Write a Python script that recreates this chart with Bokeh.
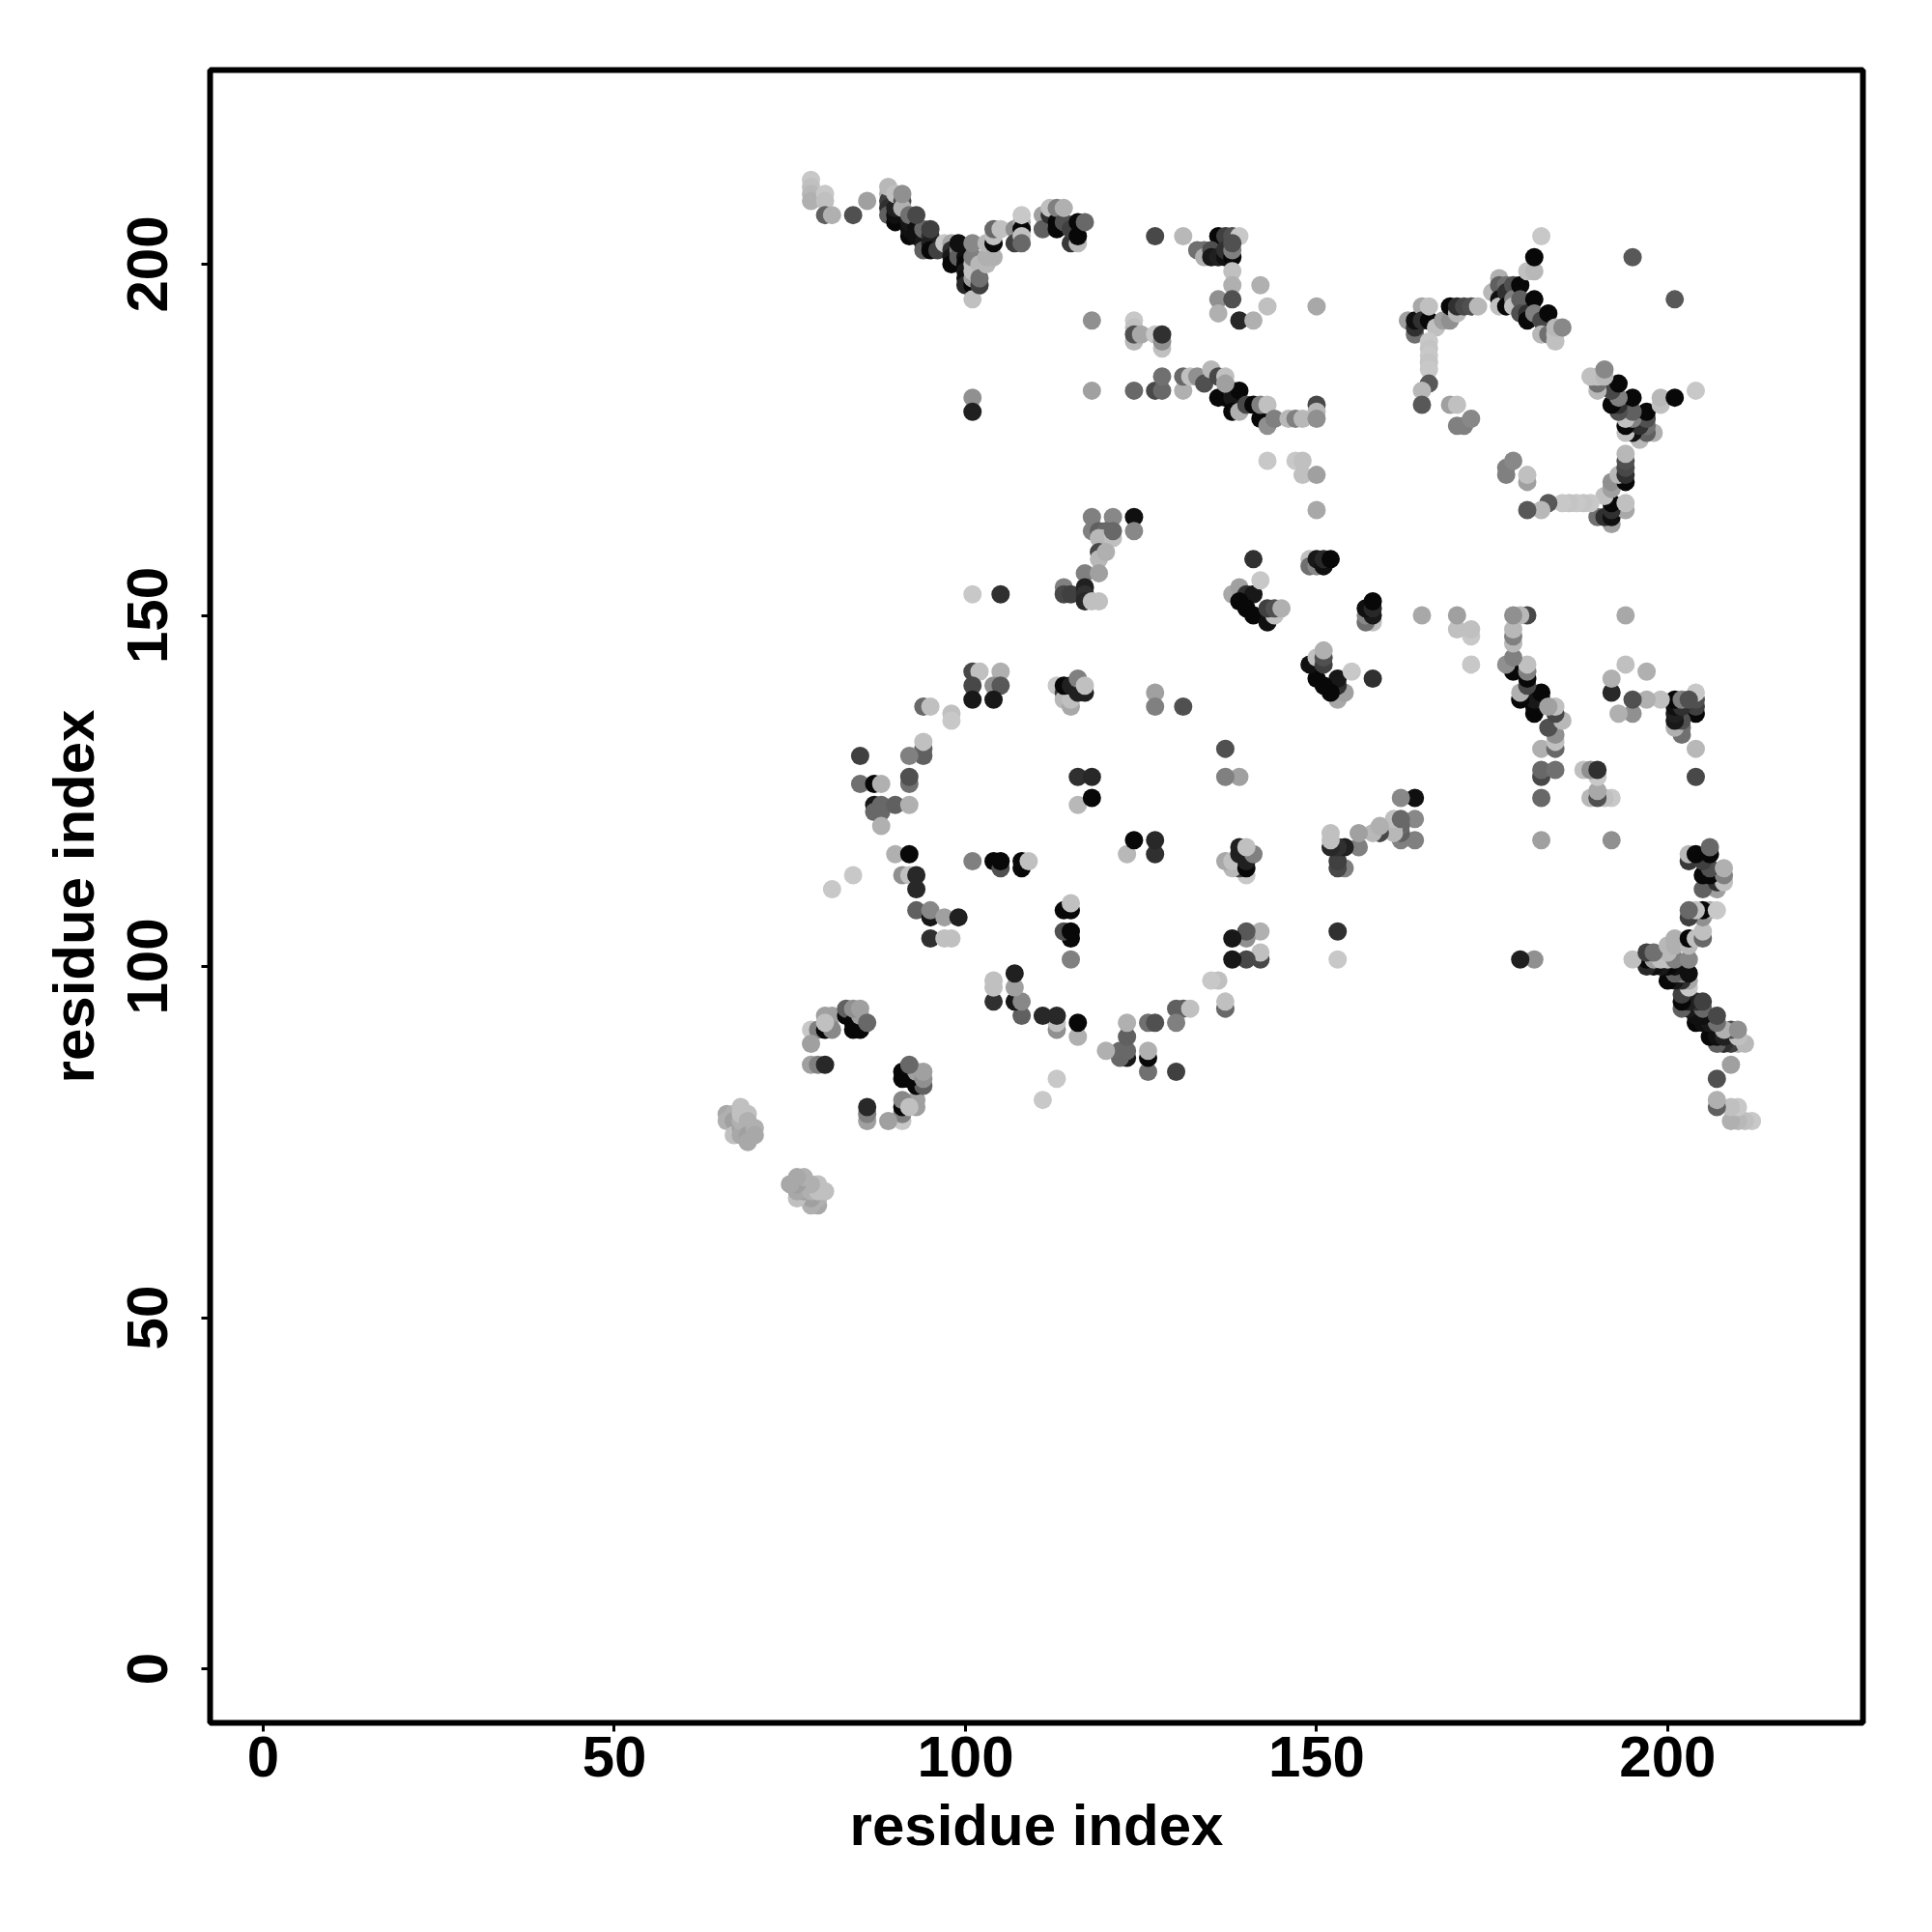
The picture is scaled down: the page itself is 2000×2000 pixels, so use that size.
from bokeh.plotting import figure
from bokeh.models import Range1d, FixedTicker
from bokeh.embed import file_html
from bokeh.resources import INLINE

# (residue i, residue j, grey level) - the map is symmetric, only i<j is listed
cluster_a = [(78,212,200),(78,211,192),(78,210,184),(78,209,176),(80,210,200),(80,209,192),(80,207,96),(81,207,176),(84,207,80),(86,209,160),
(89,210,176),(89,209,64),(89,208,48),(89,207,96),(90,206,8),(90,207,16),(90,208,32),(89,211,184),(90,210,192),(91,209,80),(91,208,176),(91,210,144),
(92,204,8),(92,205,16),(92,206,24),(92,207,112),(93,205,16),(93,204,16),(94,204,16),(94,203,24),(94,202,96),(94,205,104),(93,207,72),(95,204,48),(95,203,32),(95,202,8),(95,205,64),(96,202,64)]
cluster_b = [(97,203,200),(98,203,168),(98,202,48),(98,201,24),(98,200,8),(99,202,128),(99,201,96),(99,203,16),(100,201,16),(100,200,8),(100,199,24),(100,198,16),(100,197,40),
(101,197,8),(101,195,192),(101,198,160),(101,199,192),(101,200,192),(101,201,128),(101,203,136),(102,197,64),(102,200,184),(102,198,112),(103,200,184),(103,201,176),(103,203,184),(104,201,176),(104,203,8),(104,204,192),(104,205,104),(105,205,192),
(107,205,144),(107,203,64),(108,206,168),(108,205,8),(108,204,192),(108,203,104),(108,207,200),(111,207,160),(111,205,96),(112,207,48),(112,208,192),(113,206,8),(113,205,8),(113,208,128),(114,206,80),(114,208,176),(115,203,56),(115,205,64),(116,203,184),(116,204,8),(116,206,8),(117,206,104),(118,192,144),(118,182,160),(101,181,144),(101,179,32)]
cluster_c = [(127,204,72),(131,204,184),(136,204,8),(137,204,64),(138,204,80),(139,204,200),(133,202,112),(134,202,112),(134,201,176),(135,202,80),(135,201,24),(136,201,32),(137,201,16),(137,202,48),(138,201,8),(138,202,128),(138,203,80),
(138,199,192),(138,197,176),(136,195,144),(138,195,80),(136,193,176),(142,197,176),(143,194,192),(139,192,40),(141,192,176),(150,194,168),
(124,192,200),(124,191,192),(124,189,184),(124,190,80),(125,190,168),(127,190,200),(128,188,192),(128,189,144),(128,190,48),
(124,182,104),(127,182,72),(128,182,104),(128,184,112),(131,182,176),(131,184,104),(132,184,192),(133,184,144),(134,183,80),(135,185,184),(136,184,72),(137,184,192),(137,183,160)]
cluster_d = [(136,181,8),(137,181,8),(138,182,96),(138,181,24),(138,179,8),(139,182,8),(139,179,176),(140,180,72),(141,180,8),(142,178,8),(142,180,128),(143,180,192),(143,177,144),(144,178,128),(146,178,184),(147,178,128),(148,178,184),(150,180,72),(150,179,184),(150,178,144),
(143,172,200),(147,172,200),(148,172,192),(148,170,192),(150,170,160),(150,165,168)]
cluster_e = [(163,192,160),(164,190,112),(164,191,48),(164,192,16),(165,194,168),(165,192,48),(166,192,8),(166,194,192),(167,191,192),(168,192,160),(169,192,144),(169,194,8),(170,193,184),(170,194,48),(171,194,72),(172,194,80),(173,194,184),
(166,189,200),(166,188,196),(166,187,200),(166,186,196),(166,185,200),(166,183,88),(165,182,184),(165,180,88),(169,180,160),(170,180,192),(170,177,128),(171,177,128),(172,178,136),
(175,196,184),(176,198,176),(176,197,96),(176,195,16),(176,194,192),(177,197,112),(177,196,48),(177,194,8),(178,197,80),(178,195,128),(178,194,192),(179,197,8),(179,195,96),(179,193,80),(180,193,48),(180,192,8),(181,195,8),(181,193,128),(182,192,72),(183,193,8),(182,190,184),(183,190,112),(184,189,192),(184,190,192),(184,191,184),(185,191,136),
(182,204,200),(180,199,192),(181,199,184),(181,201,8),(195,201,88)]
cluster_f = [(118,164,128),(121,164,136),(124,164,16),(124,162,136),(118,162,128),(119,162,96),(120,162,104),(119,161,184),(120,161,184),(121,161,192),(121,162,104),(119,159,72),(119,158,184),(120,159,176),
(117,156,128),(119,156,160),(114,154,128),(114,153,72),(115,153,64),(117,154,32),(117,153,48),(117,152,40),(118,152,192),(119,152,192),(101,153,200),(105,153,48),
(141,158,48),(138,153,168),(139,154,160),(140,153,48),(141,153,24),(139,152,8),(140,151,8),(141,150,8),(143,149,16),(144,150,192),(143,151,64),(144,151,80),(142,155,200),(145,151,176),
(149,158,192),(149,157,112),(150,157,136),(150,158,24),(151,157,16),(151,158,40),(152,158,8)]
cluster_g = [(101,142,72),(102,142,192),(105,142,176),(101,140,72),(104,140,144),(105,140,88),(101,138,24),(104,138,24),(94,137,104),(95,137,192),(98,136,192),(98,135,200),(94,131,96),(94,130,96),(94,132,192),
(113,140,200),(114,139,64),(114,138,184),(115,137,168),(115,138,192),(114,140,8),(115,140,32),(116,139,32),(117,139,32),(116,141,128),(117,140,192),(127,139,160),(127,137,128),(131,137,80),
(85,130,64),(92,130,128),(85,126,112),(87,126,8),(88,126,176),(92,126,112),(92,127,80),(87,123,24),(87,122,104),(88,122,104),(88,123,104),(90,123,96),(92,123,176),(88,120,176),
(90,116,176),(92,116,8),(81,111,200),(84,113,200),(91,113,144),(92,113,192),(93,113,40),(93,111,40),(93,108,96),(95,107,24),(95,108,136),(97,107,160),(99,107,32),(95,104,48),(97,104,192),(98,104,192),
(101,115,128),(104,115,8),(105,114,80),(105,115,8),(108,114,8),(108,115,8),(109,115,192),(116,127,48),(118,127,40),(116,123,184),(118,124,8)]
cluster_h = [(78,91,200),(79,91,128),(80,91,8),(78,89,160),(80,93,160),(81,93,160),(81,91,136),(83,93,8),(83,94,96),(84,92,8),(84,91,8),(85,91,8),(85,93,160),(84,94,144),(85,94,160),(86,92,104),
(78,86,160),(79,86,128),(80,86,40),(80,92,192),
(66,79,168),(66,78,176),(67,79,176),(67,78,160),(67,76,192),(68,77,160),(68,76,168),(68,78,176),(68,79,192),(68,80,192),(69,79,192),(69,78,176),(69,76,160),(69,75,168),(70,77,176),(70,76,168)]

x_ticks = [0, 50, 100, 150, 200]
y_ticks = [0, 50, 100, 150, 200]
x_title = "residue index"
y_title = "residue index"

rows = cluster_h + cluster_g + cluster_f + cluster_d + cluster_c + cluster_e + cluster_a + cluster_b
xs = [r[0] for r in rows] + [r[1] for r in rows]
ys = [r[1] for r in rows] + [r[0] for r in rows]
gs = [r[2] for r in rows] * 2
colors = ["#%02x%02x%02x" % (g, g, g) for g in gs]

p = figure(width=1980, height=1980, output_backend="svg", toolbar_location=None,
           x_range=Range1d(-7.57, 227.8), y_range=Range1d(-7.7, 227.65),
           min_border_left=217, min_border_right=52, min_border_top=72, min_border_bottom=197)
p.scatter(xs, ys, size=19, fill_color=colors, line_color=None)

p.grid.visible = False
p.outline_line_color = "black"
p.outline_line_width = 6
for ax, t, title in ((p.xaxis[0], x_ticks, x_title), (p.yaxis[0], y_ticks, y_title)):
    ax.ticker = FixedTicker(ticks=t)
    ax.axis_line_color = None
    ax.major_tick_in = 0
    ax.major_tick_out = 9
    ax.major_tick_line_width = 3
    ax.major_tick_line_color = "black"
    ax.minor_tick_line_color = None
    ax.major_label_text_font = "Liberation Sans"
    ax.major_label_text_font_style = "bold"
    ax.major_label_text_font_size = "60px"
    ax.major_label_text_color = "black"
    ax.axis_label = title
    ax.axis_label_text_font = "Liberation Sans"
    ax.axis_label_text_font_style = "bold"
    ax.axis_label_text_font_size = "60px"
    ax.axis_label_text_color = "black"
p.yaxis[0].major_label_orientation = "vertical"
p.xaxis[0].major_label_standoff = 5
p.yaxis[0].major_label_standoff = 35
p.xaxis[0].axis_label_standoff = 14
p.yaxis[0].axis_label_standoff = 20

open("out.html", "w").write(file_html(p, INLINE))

* * *

What you have to do -
Pictures are excluded; extract exactly the lines from the start of the data through the line that holds "from bokeh.resources import INLINE", both ends included.

Reply to the exercise -
Write a Python script that recreates this chart with Bokeh.
The picture is scaled down: the page itself is 2000×2000 pixels, so use that size.
from bokeh.plotting import figure
from bokeh.models import Range1d, FixedTicker
from bokeh.embed import file_html
from bokeh.resources import INLINE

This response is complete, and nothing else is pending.